■ Stated task: Print exactly the lines from the first one down to the line that contains "import plotly.graph_objects as go", both included, and skip the pictures.

☆ ☆ ☆

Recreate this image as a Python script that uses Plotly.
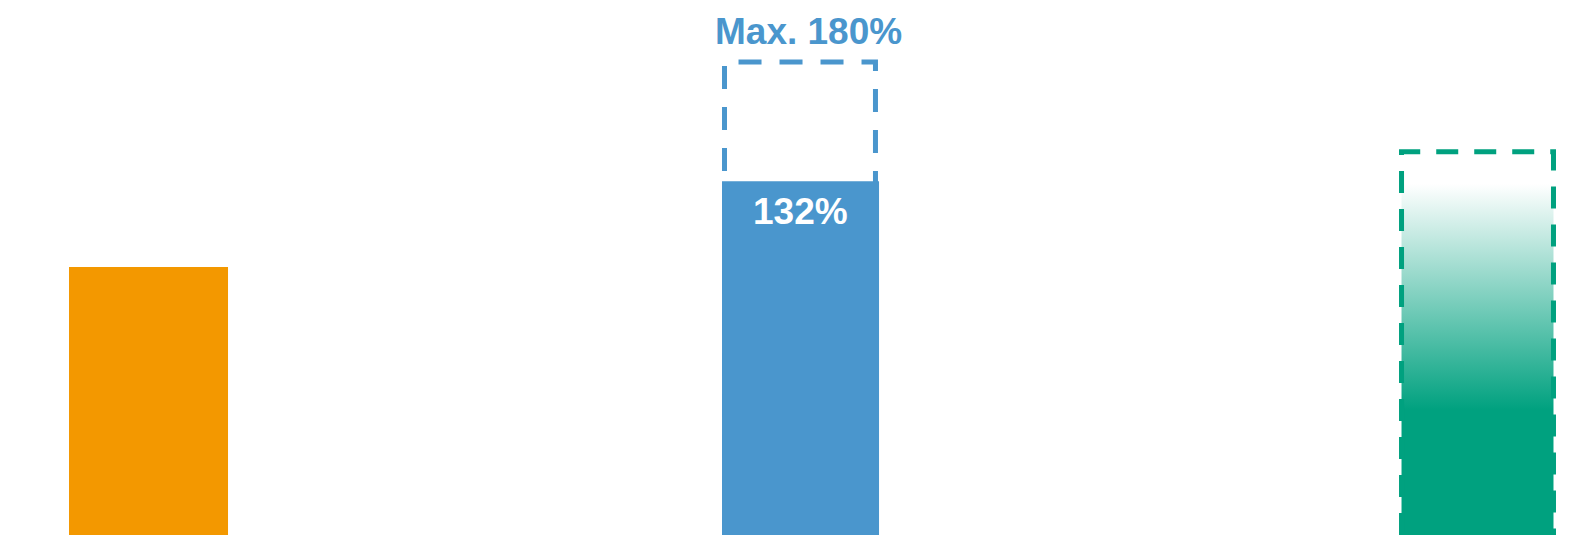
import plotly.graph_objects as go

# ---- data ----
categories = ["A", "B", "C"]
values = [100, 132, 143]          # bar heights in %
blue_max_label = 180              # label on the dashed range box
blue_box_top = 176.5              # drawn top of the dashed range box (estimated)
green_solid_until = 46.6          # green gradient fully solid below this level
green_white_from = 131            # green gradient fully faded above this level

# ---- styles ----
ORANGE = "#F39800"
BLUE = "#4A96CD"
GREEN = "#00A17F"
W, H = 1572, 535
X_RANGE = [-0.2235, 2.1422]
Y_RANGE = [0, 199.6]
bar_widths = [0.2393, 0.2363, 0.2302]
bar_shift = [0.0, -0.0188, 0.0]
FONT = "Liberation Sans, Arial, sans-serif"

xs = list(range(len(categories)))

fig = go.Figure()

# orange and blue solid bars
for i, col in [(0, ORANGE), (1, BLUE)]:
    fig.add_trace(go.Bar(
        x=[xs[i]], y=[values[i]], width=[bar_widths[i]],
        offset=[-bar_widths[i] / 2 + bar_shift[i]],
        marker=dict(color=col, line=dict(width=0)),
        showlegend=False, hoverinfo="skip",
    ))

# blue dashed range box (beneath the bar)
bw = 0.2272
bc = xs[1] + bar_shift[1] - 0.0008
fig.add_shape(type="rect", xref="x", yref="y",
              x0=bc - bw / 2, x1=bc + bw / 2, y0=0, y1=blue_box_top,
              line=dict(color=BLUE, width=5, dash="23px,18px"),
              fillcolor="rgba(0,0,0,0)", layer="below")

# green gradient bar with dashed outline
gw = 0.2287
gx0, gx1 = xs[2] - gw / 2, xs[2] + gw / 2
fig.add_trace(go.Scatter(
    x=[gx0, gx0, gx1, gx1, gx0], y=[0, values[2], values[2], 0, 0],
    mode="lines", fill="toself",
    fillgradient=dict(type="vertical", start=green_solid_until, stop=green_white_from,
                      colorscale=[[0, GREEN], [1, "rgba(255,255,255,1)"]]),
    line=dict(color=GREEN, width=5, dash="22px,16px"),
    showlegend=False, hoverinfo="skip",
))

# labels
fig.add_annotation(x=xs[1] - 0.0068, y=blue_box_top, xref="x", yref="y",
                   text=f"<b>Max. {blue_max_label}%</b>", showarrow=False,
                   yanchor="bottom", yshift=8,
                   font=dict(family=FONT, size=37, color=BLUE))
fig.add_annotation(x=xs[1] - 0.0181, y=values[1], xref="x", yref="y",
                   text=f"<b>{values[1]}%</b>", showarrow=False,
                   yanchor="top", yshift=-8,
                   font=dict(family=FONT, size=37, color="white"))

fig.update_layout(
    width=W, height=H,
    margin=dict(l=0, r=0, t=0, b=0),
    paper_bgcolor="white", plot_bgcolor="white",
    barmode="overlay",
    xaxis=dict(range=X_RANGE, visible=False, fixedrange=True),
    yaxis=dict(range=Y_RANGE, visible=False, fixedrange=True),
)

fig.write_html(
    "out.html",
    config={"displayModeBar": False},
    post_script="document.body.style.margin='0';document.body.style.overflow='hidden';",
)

☆ ☆ ☆

■ Solution:
Recreate this image as a Python script that uses Plotly.
import plotly.graph_objects as go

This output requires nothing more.